# Directions for this task
Below is a listing to write out in full, exactly as given, without its pictures.

# Recorded information
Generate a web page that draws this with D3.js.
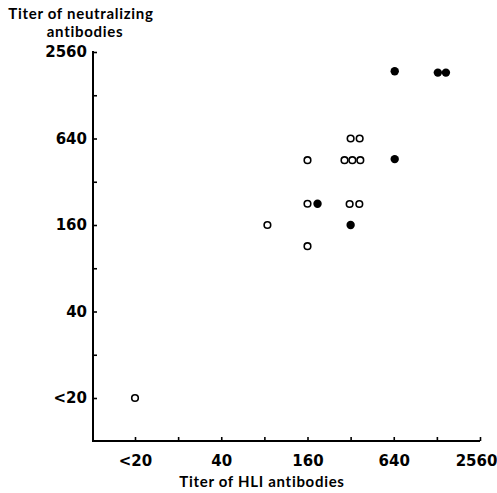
<!DOCTYPE html>
<html>
<head>
<meta charset="utf-8">
<script src="https://cdn.jsdelivr.net/npm/d3@7"></script>
<style>
  body { margin: 0; background: #fff; }
  text { font-weight: bold; fill: #000; }
  .num { font-family: "DejaVu Sans", sans-serif; font-size: 15px; }
  .title { font-family: Lato, sans-serif; font-size: 15px; letter-spacing: 0.7px; }
</style>
</head>
<body>
<div id="chart"></div>
<script>
// titers; 10 stands for "<20"
const tickValues = [10, 20, 40, 80, 160, 320, 640, 1280, 2560];
const tickLabels = { 10: "<20", 40: "40", 160: "160", 640: "640", 2560: "2560" };

// HLI titer, neutralizing titer
const openX = [320, 370, 160, 290, 329, 374, 160, 315, 368, 84, 160, 10];
const openY = [640, 640, 452, 452, 452, 452, 225, 224, 224, 160, 114, 10];
const filledX = [650, 1300, 1480, 650, 188, 320];
const filledY = [1880, 1840, 1840, 460, 225, 160];

const width = 497, height = 493;
const svg = d3.select("#chart").append("svg")
  .attr("width", width)
  .attr("height", height);

const x = d3.scaleLog().base(2).domain([10, 2560]).range([135, 480]);
const y = d3.scaleLog().base(2).domain([10, 2560]).range([398, 52]);

const axisX = 93, axisY = 441;
const fmt = d => tickLabels[d] || "";

// y axis
const gy = svg.append("g")
  .attr("transform", `translate(${axisX},0)`)
  .call(d3.axisLeft(y).tickValues(tickValues).tickSize(-4).tickPadding(6).tickFormat(fmt));
gy.select(".domain").remove();
gy.selectAll(".tick line").attr("stroke", "#000").attr("stroke-width", 1.6);
gy.selectAll(".tick text").attr("class", "num").attr("font-family", null).attr("font-size", null);

// x axis
const gx = svg.append("g")
  .attr("transform", `translate(0,${axisY})`)
  .call(d3.axisBottom(x).tickValues(tickValues).tickSize(-4).tickPadding(14).tickFormat(fmt));
gx.select(".domain").remove();
gx.selectAll(".tick line").attr("stroke", "#000").attr("stroke-width", 1.6);
gx.selectAll(".tick text").attr("class", "num").attr("font-family", null).attr("font-size", null);
// last label sits against the right edge
gx.selectAll(".tick text").filter(d => d === 2560).attr("dx", -4);

// axis lines
svg.append("path")
  .attr("d", `M${axisX},${y(2560) - 1}V${axisY}H${x(2560)}`)
  .attr("fill", "none")
  .attr("stroke", "#000")
  .attr("stroke-width", 2);

// titles
svg.append("text").attr("class", "title")
  .attr("x", 81).attr("y", 19)
  .attr("text-anchor", "middle")
  .text("Titer of neutralizing");
svg.append("text").attr("class", "title")
  .attr("x", 85).attr("y", 37)
  .attr("text-anchor", "middle")
  .text("antibodies");

svg.append("text").attr("class", "title")
  .attr("x", 262).attr("y", 487)
  .attr("text-anchor", "middle")
  .text("Titer of HLI antibodies");

// points
svg.append("g").selectAll("circle")
  .data(d3.zip(openX, openY))
  .join("circle")
    .attr("cx", d => x(d[0]))
    .attr("cy", d => y(d[1]))
    .attr("r", 3.3)
    .attr("fill", "#fff")
    .attr("stroke", "#000")
    .attr("stroke-width", 1.6);

svg.append("g").selectAll("circle")
  .data(d3.zip(filledX, filledY))
  .join("circle")
    .attr("cx", d => x(d[0]))
    .attr("cy", d => y(d[1]))
    .attr("r", 4.2)
    .attr("fill", "#000");
</script>
</body>
</html>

# Correct result
Generate a web page that draws this with D3.js.
<!DOCTYPE html>
<html>
<head>
<meta charset="utf-8">
<script src="https://cdn.jsdelivr.net/npm/d3@7"></script>
<style>
  body { margin: 0; background: #fff; }
  text { font-weight: bold; fill: #000; }
  .num { font-family: "DejaVu Sans", sans-serif; font-size: 15px; }
  .title { font-family: Lato, sans-serif; font-size: 15px; letter-spacing: 0.7px; }
</style>
</head>
<body>
<div id="chart"></div>
<script>
// titers; 10 stands for "<20"
const tickValues = [10, 20, 40, 80, 160, 320, 640, 1280, 2560];
const tickLabels = { 10: "<20", 40: "40", 160: "160", 640: "640", 2560: "2560" };

// HLI titer, neutralizing titer
const openX = [320, 370, 160, 290, 329, 374, 160, 315, 368, 84, 160, 10];
const openY = [640, 640, 452, 452, 452, 452, 225, 224, 224, 160, 114, 10];
const filledX = [650, 1300, 1480, 650, 188, 320];
const filledY = [1880, 1840, 1840, 460, 225, 160];

const width = 497, height = 493;
const svg = d3.select("#chart").append("svg")
  .attr("width", width)
  .attr("height", height);

const x = d3.scaleLog().base(2).domain([10, 2560]).range([135, 480]);
const y = d3.scaleLog().base(2).domain([10, 2560]).range([398, 52]);

const axisX = 93, axisY = 441;
const fmt = d => tickLabels[d] || "";

// y axis
const gy = svg.append("g")
  .attr("transform", `translate(${axisX},0)`)
  .call(d3.axisLeft(y).tickValues(tickValues).tickSize(-4).tickPadding(6).tickFormat(fmt));
gy.select(".domain").remove();
gy.selectAll(".tick line").attr("stroke", "#000").attr("stroke-width", 1.6);
gy.selectAll(".tick text").attr("class", "num").attr("font-family", null).attr("font-size", null);

// x axis
const gx = svg.append("g")
  .attr("transform", `translate(0,${axisY})`)
  .call(d3.axisBottom(x).tickValues(tickValues).tickSize(-4).tickPadding(14).tickFormat(fmt));
gx.select(".domain").remove();
gx.selectAll(".tick line").attr("stroke", "#000").attr("stroke-width", 1.6);
gx.selectAll(".tick text").attr("class", "num").attr("font-family", null).attr("font-size", null);
// last label sits against the right edge
gx.selectAll(".tick text").filter(d => d === 2560).attr("dx", -4);

// axis lines
svg.append("path")
  .attr("d", `M${axisX},${y(2560) - 1}V${axisY}H${x(2560)}`)
  .attr("fill", "none")
  .attr("stroke", "#000")
  .attr("stroke-width", 2);

// titles
svg.append("text").attr("class", "title")
  .attr("x", 81).attr("y", 19)
  .attr("text-anchor", "middle")
  .text("Titer of neutralizing");
svg.append("text").attr("class", "title")
  .attr("x", 85).attr("y", 37)
  .attr("text-anchor", "middle")
  .text("antibodies");

svg.append("text").attr("class", "title")
  .attr("x", 262).attr("y", 487)
  .attr("text-anchor", "middle")
  .text("Titer of HLI antibodies");

// points
svg.append("g").selectAll("circle")
  .data(d3.zip(openX, openY))
  .join("circle")
    .attr("cx", d => x(d[0]))
    .attr("cy", d => y(d[1]))
    .attr("r", 3.3)
    .attr("fill", "#fff")
    .attr("stroke", "#000")
    .attr("stroke-width", 1.6);

svg.append("g").selectAll("circle")
  .data(d3.zip(filledX, filledY))
  .join("circle")
    .attr("cx", d => x(d[0]))
    .attr("cy", d => y(d[1]))
    .attr("r", 4.2)
    .attr("fill", "#000");
</script>
</body>
</html>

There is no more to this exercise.